My new hair was just another part of the process of convincing myself this adventure was worth the risk of paddling through the Red Zone. I tried to mitigate my fears by using preparation to circumvent as many risks as possible. We got permission letters from different indigenous groups along the river whose territory we’d paddle through. We had a letter of introduction from the Peruvian Ministry of Tourism. We had gunshot wound treatment kits, and now I’d cut off all my hair to make my gender less obvious.
For locals looking on from afar, our trio looked like three men paddling down river. When we stopped at villages and I started talking, giving away my gender immediately, my being a woman actually seemed to make the locals more comfortable. We learned quickly that they were just as wary of us as we were of them. My presence seemed to ease the tensions between our group and theirs. As feminist activist and author, Gloria Steinem, wrote in the first issue of Unearth Women, sometimes women are allowed entry to places (both physical and psychological) that men are not.
After surviving the Red Zone, the expedition was about slogging it out through the remaining 3,000 plus miles of flatwater. It was about not fighting too much with Don and Midge, figuring out the tides that come 600 miles up the Amazon, and not succumbing to the daily wind, lightening, and rain storms that greeted us. We had to avoid falling prey to the dangerous and ever-present river pirates in Brazil, not take a wrong side channel, and convince ourselves not to quit, despite our growing desires to do so.
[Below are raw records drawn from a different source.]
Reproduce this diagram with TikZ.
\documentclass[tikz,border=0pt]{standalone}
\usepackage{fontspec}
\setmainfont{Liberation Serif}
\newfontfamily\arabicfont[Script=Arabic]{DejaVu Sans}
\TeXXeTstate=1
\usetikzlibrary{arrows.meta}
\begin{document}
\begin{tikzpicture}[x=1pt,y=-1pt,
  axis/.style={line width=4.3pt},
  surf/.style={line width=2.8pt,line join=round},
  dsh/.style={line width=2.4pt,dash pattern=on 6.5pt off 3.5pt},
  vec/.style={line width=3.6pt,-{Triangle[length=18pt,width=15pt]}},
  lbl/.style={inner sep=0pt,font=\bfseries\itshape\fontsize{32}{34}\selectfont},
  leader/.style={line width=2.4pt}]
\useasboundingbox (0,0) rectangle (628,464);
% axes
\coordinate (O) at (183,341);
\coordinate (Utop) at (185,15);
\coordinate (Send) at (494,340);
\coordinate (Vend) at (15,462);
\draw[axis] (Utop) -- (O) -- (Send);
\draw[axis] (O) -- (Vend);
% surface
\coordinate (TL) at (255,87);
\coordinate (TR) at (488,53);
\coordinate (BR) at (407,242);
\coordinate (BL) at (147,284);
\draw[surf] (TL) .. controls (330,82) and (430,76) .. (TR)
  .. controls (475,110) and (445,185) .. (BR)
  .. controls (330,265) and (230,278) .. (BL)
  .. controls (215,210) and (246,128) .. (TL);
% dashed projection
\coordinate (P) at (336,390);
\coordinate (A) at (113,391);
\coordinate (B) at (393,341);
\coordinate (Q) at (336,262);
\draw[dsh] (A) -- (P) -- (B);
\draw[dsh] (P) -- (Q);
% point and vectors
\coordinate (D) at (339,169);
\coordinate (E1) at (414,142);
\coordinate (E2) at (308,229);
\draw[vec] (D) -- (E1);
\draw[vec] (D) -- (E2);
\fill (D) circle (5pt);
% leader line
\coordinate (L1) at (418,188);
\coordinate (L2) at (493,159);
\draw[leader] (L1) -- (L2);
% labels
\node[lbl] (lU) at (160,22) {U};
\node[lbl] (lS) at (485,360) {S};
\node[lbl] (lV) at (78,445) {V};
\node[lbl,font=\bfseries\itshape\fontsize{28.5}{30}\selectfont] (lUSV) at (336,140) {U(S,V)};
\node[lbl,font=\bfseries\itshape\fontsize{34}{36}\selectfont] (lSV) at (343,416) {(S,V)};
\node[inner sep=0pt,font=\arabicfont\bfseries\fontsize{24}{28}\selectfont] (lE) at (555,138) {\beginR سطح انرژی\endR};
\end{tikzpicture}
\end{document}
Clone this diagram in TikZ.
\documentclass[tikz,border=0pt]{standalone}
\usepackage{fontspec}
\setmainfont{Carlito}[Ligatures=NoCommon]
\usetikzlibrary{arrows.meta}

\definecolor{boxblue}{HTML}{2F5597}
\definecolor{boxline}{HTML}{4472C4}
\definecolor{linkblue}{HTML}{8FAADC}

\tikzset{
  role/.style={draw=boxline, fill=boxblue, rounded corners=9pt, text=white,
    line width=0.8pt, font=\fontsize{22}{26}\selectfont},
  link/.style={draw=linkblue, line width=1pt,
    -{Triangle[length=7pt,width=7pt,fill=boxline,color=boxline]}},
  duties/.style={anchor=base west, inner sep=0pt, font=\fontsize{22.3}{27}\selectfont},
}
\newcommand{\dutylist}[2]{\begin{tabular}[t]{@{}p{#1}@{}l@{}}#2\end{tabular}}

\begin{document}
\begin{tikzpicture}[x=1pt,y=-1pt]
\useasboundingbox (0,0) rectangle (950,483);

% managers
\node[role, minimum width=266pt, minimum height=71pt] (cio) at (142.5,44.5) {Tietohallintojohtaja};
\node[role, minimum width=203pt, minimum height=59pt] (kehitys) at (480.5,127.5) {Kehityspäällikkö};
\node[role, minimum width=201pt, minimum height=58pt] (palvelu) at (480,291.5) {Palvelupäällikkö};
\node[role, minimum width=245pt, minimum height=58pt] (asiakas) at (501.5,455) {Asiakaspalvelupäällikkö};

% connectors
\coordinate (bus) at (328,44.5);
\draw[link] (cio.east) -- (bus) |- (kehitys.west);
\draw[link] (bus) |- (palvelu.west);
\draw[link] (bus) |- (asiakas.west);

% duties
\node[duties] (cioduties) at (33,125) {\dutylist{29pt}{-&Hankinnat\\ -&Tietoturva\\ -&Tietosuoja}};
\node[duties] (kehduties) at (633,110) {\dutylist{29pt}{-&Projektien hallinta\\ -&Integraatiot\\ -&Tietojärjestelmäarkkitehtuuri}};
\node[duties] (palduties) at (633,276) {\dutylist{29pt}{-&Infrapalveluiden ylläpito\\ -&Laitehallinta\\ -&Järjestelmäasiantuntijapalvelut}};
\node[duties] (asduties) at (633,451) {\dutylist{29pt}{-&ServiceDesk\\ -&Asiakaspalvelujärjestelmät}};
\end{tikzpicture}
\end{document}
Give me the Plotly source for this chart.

In light of the hardships, we found beauty along the river as we watched pink Amazonian dolphins surface and play near our kayaks. We watched each day end in a spectacular array of light exploding in colorful reflections off of huge, puffy Amazon basin thunderheads. We bonded with local people who could barely comprehend our lives—that we had the leisure to fly to South America and kayak for five months down this river. While waiting out the shift in tides at one family’s house, I held their pet parrot as their eight-year-old daughter showed me their stereo system and her mother told me how global warming was affecting the fresh water shrimping business in their community. The lower Amazon river was painful, mysterious, frustrating, and wonderful often simultaneously.
As I paddled along that iconic river, I spent much of my time contemplating what life would be like after I became the first women to kayak the Amazon River from source-to-sea. Would I be a different person? Would others view me differently? Would that sports writer from my local newspaper who’d nicknamed me “Diminutive Darcy” eat his words and now, decades later, finally be impressed?
I want people to appreciate the innumerable challenges of my journey, but more so I want them to look at me and say, “well, if she can do something like that, I can too.” I want them to be inspired to try for their own goals, no matter how unlikely/difficult/impossible they may seem. I truly believe we should all listen to the advice of our peers—and to some extent strangers—but that it’s our prerogative how we take their words. It’s easy to second guess your own judgement, it’s easy to let doubts of failure cloud your vision; but I’ve learned through years of struggle not to let other people’s words dictate who I am. Nor should you. Believing in yourself is often the hardest thing to grasp onto, but once you’ve got it, never let it go.